Making Vendor Managed Inventory Work

Vendor Managed Inventory (VMI) lets suppliers manage re-supply by monitoring customer stock levels and forward demand that optimizes working capital with service levels. This gives suppliers better visibility into forward demand, allowing them to produce, ship, and store more efficiently. As a result, customers have a smooth supply of product delivered at the right time and do not have to worry about stock-outs.

Gary Neights, senior director, product management, Elemica, offers these tips to better manage VMI relationships.

1. Trust and collaborate. Don’t view VMI as cost shifting from customer to supplier but as collaboration between customer and supplier. The supplier manages order processing, working capital, transportation, and storage based on the customer supplying accurate and timely inventory, material movement, and demand information.


2. Agree on objectives. Determine goals upfront. Is the joint objective to add operational and working capital efficiency to a mature, stable process via VMI? Or is the objective to improve effectiveness of a process by tackling specific pain points?

3. Ensure accurate inventory. It’s best to use a real-time, automated physical measure of inventory, such as telemetry. If inventory accuracy is consistently high, you can leverage an inventory record feed from the ERP. Manual physical counts are also an option.

4. Let business rules and parameters govern the process. Minimum safety stocks, demand-variable safety stocks, lead times, manufacturing, and shipping calendars help ensure you achieve service levels and manage risk.

5. Synchronize data. Does the supplier use pounds while the buyer uses kilos or drums?

6. ReIntegrate orders. A VMI tool should automate the integration and cross-referencing of data inputs; apply algorithms, business rules, calendars, and lead times; and generate orders. The orders should automatically post to the supplier’s order processing system.

7. Stay flexible. The VMI tool should accommodate changes in demand or transportation status. For example, a late delivery should be signaled to the system so that it can adjust.

8. Determine if demand uncertainty indicates the need for multi-echelon VMI. This enables the direct capture of demand data from end customers, allowing intermediate storage facilities to replenish more accurately. The predictive power of this application is that it smooths out demand variation and supports economic order quantities while considering customers’ individual demand profiles.

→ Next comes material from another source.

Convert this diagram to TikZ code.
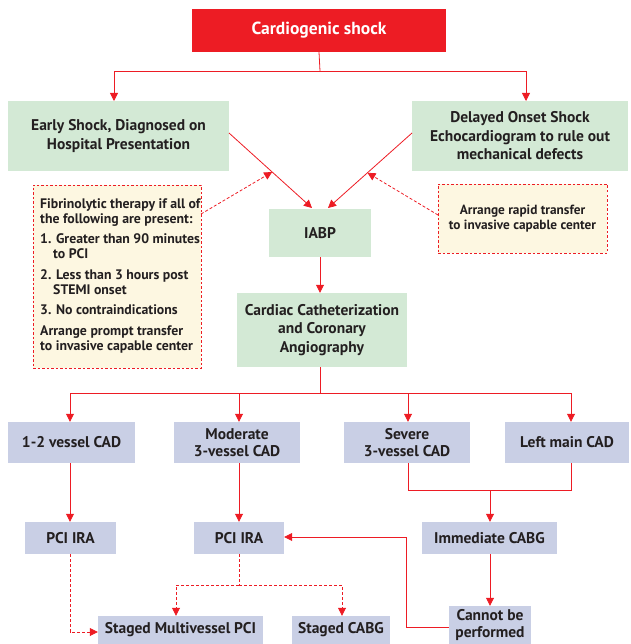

9. Compare automated VMI tools to manual VMI. Automated business process tools that utilize exception-based alerting to proactively manage the process enable you to eliminate errors, stock-outs, and emergency shipments. By automating the process, you can roll out standardized enterprise-wide VMI processes and inventory management controls, and scale your operation.

10. Consider the human element. While VMI may have a large and positive impact, customer service, procurement, supply chain, and sales need to be involved. Some individuals may resist deployment because they don’t understand VMI’s goals. That’s why you need proactive change management and project management.